The rise of streetwear on the red carpet suggests that celebs are increasingly showing up in what they actually want to wear rather than feeling pressured to adhere to traditional dress codes. After all, sports jackets and tracksuits are closer to what we see most stars wear in paparazzi pics. Not feeling the need to dress up in conventional formalwear also suggests a slight indifference to the awards themselves. Indeed, rap and hip hop artists have often criticised the Grammys for being unrepresentative and irrelevant. In the past, Kendrick has swerved the event and refused to perform while several artists including Frank Ocean, Nicki Minaj and The Weeknd have publicly spoken out against the institution and its nomination process. Deciding to turn up in something comfy rather than a dressy suit feels like a similar act of defiance.
It would be wrong to talk about streetwear on the red carpet without acknowledging the hip hop artists who paved the way. The current rise of relaxed ‘fits calls back to the ‘90s and ‘00s when artists like P. Diddy, Outkast and Missy Elliott would often eschew formalwear and opt instead for baggy matching tracksuits, trainers and baseball caps. P. Diddy helped establish the Y2K hip hop aesthetic and stayed true to it on the red carpet too. The rapper rocked up to the ‘Red Dragon’ premiere in 2002 wearing a velour tracksuit by his own streetwear brand, Sean John. As for womenswear, Missy Elliott was the blueprint for red carpet trackies, once wearing a now iconic pink Adidas set to the 2003 Grammys to collect her award for Best Female Rap Solo Performance.
But the look can be polarising, even today. When Central Cee wore a tracksuit he copped at Decathlon (albeit with a Dior beltbag) to the Fashion Awards back in December, people were perplexed. The rapper said he could see someone pointing at him and telling security to “get him off” the red carpet. Defending his look as a form of authentic expression, he took to TikTok to say, “Everyone in the premises was paid by a big brand to wear their outfit. I dress like this 365 days a year. I’m not changing it for one day. You lot go to these events in fancy dress dressed as other people. I went there as me.”
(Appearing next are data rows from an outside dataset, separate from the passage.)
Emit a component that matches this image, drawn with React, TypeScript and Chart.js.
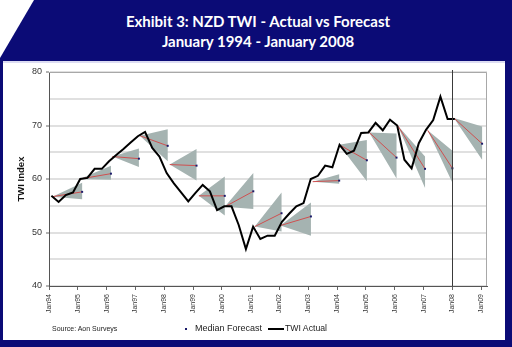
import React, { useEffect, useRef } from 'react';
import { Chart, registerables } from 'chart.js';

Chart.register(...registerables);

// ---- data ----
const yearTicks = [1994, 1995, 1996, 1997, 1998, 1999, 2000, 2001, 2002, 2003, 2004, 2005, 2006, 2007, 2008, 2009];

const actualDates = [
  '1994-02', '1994-05', '1994-08', '1994-11',
  '1995-02', '1995-05', '1995-08', '1995-11',
  '1996-02', '1996-05', '1996-08', '1996-11',
  '1997-02', '1997-05', '1997-08', '1997-11',
  '1998-02', '1998-05', '1998-08', '1998-11',
  '1999-02', '1999-05', '1999-08', '1999-11',
  '2000-02', '2000-05', '2000-08', '2000-11',
  '2001-02', '2001-05', '2001-08', '2001-11',
  '2002-02', '2002-05', '2002-08', '2002-11',
  '2003-02', '2003-05', '2003-08', '2003-11',
  '2004-02', '2004-05', '2004-08', '2004-11',
  '2005-02', '2005-05', '2005-08', '2005-11',
  '2006-02', '2006-05', '2006-08', '2006-11',
  '2007-02', '2007-05', '2007-08', '2007-11',
  '2008-02',
];

const actualValues = [
  56.85, 55.7, 57.0, 57.5,
  60.0, 60.2, 61.9, 61.9,
  63.3, 64.5, 65.6, 66.8,
  68.0, 68.8, 65.8, 64.2,
  61.1, 59.2, 57.5, 55.8,
  57.4, 58.9, 57.7, 54.2,
  54.9, 54.9, 51.4, 46.9,
  51.1, 48.8, 49.4, 49.4,
  52.0, 53.5, 54.9, 55.5,
  60.0, 60.6, 62.5, 62.2,
  66.4, 64.7, 65.3, 68.6,
  68.7, 70.5, 69.1, 71.1,
  70.0, 63.6, 62.0, 66.7,
  69.2, 71.0, 75.4, 71.2,
  71.2,
];

// one-year-ahead forecasts made each January
const forecastStart = [1994.12, 1995.07, 1996.2, 1997.15, 1998.19, 1999.2, 2000.1, 2001.14, 2002.03, 2003.15, 2004.07, 2005.11, 2006.1, 2007.14, 2008.05];
const forecastEnd = [1995.15, 1996.15, 1997.12, 1998.12, 1999.12, 2000.1, 2001.09, 2002.07, 2003.09, 2004.07, 2005.03, 2006.06, 2007.05, 2008.0, 2009.03];
const forecastStartValue = [56.7, 60.0, 64.2, 68.1, 62.7, 56.85, 54.8, 51.1, 51.3, 59.5, 66.4, 68.7, 70.0, 69.1, 71.4];
const forecastMedian = [57.6, 61.0, 63.8, 66.2, 62.5, 56.85, 57.7, 53.6, 53.0, 59.7, 63.5, 64.0, 61.9, 62.0, 66.6];
const forecastHigh = [59.3, 62.5, 65.7, 69.3, 65.6, 60.45, 61.1, 57.5, 55.6, 60.9, 67.3, 68.5, 64.2, 65.3, 69.8];
const forecastLow = [56.2, 59.85, 62.25, 63.3, 59.7, 53.2, 54.4, 50.2, 49.4, 59.1, 59.6, 60.1, 58.3, 59.3, 63.6];

const markerYear = 2008;

const toYear = (s: string) => {
  const [y, m] = s.split('-').map(Number);
  return y + (m - 1) / 12;
};

const NAVY = '#0b0b76';

const framePlugin = {
  id: 'plotFrame',
  beforeDatasetsDraw(chart: any) {
    const { ctx, chartArea: a } = chart;
    ctx.save();
    ctx.strokeStyle = '#a8a8a8';
    ctx.lineWidth = 1;
    ctx.beginPath();
    ctx.moveTo(a.left, a.top + 0.5);
    ctx.lineTo(a.right - 0.5, a.top + 0.5);
    ctx.lineTo(a.right - 0.5, a.bottom);
    ctx.stroke();
    ctx.restore();
  },
  afterDatasetsDraw(chart: any) {
    const { ctx, chartArea: a, scales } = chart;
    const x = Math.round(scales.x.getPixelForValue(markerYear)) + 0.5;
    ctx.save();
    ctx.strokeStyle = '#3a3a3a';
    ctx.lineWidth = 1;
    ctx.beginPath();
    ctx.moveTo(x, a.top - 2);
    ctx.lineTo(x, a.bottom);
    ctx.stroke();
    ctx.restore();
  },
};

export default function App() {
  const ref = useRef<HTMLCanvasElement>(null);

  useEffect(() => {
    if (!ref.current) return;
    Chart.defaults.font.family = "'Liberation Sans', Arial, sans-serif";

    const datasets: any[] = [];
    datasets.push({
      label: 'TWI Actual',
      data: actualDates.map((d, i) => ({ x: toYear(d), y: actualValues[i] })),
      borderColor: '#000000',
      borderWidth: 2,
      pointRadius: 0,
      tension: 0,
      fill: false,
      order: 0,
    });
    datasets.push({
      label: 'Median Forecast',
      data: forecastEnd.map((x, i) => ({ x, y: forecastMedian[i] })),
      showLine: false,
      pointStyle: 'rect',
      pointRadius: 1.4,
      pointBackgroundColor: '#1a1a6a',
      pointBorderColor: '#1a1a6a',
      pointBorderWidth: 0,
      order: 1,
    });
    forecastStart.forEach((s, i) => {
      datasets.push({
        label: 'median' + i,
        data: [
          { x: s, y: forecastStartValue[i] },
          { x: forecastEnd[i], y: forecastMedian[i] },
        ],
        borderColor: '#cf5050',
        borderWidth: 1,
        pointRadius: 0,
        fill: false,
        order: 2,
      });
      datasets.push({
        label: 'range' + i,
        data: [
          { x: s, y: forecastStartValue[i] },
          { x: forecastEnd[i], y: forecastHigh[i] },
          { x: forecastEnd[i], y: forecastLow[i] },
        ],
        borderColor: 'rgba(0,0,0,0)',
        borderWidth: 0,
        backgroundColor: '#a5b3b1',
        pointRadius: 0,
        fill: 'shape',
        order: 3,
      });
    });

    const chart = new Chart(ref.current, {
      type: 'line',
      data: { datasets },
      plugins: [framePlugin],
      options: {
        animation: false,
        responsive: false,
        maintainAspectRatio: false,
        layout: { padding: { top: 12, right: 25, left: 0, bottom: 0 } },
        plugins: {
          legend: { display: false },
          tooltip: { enabled: false },
        },
        scales: {
          x: {
            type: 'linear',
            min: 1994,
            max: 2009.2,
            afterFit: (scale: any) => { scale.height = 52; },
            afterBuildTicks: (scale: any) => { scale.ticks = yearTicks.map((v) => ({ value: v })); },
            ticks: {
              autoSkip: false,
              minRotation: 90,
              maxRotation: 90,
              padding: 4,
              color: '#333333',
              font: { size: 7 },
              callback: (v: any) => 'Jan' + String(v).slice(2),
            },
            grid: { drawOnChartArea: false, drawTicks: true, tickLength: 4, color: '#666666' },
            border: { color: '#555555', width: 1 },
          },
          y: {
            min: 40,
            max: 80,
            afterFit: (scale: any) => { scale.width = 49; },
            ticks: {
              stepSize: 5,
              padding: 4,
              color: '#333333',
              font: { size: 9 },
              callback: (v: any) => (v % 10 === 0 ? String(v) : ''),
            },
            grid: {
              color: '#e0e0e0',
              lineWidth: 2,
              tickLength: 3,
              tickColor: (c: any) => (c.tick && c.tick.value % 10 === 0 ? '#666666' : 'rgba(0,0,0,0)'),
              tickWidth: 1,
            },
            border: { color: '#555555', width: 1 },
            title: {
              display: true,
              text: 'TWI Index',
              color: '#111111',
              font: { size: 9.5, weight: 'bold' },
              padding: { top: 16, bottom: 0 },
            },
          },
        },
      },
    } as any);
    return () => chart.destroy();
  }, []);

  const txt: React.CSSProperties = { position: 'absolute', fontFamily: "'Liberation Sans', Arial, sans-serif", color: '#222', whiteSpace: 'nowrap', lineHeight: '1' };

  return (
    <div style={{ position: 'fixed', left: 0, top: 0, width: 512, height: 347, background: '#ffffff', overflow: 'hidden' }}>
      {/* title banner */}
      <div style={{ position: 'absolute', left: 0, top: 0, width: 512, height: 61, background: NAVY, clipPath: 'polygon(34px 0, 512px 0, 512px 61px, 0 61px, 0 58px)' }} />
      <div style={{ position: 'absolute', left: 2, top: 11, width: 512, textAlign: 'center', color: '#ffffff', fontFamily: 'Lato, sans-serif', fontWeight: 700, fontSize: 15, lineHeight: '20px' }}>
        <div>Exhibit 3: NZD TWI - Actual vs Forecast</div>
        <div>January 1994 - January 2008</div>
      </div>
      {/* panel frame */}
      <div style={{ position: 'absolute', left: 0, top: 60, width: 3, height: 287, background: NAVY }} />
      <div style={{ position: 'absolute', left: 505, top: 60, width: 7, height: 287, background: NAVY }} />
      <div style={{ position: 'absolute', left: 0, top: 340, width: 512, height: 7, background: NAVY }} />
      <div style={{ position: 'absolute', left: 3, top: 61, width: 502, height: 2, background: '#dcdcf2' }} />
      <canvas ref={ref} width={512} height={278} style={{ position: 'absolute', left: 0, top: 60, width: 512, height: 278 }} />
      {/* legend & source */}
      <div style={{ ...txt, left: 52, top: 325, fontSize: 7 }}>Source: Aon Surveys</div>
      <div style={{ position: 'absolute', left: 185, top: 328, width: 2, height: 2, background: '#1a1a6a' }} />
      <div style={{ ...txt, left: 195, top: 324, fontSize: 9 }}>Median Forecast</div>
      <div style={{ position: 'absolute', left: 268, top: 328, width: 16, height: 1.5, background: '#000' }} />
      <div style={{ ...txt, left: 285, top: 324, fontSize: 8.7 }}>TWI Actual</div>
    </div>
  );
}
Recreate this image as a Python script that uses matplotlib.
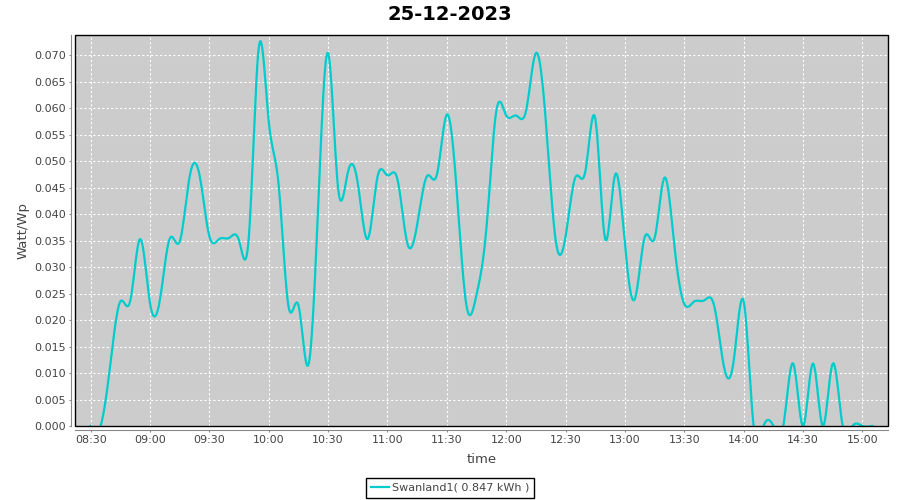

While some celebs cultivate their awards show looks to create the perfect over-the-top viral fashion moment, the streetwear takeover feels more low-key. It’s the opposite of camp extravagance, making it more accessible and, let’s be honest, cooler than going all out. As the Oscars approach, will we see the new Stussy x Nike collab make its first celeb outing? Or perhaps Stone Island’s SS23 beige workwear will take to the stage? The Academy Awards tend to veer in a more conservative fashion direction than, say, the Grammys, but perhaps one day soon that will change. Because we deserve an Oscar winner who loves cosy trackies as much as we do.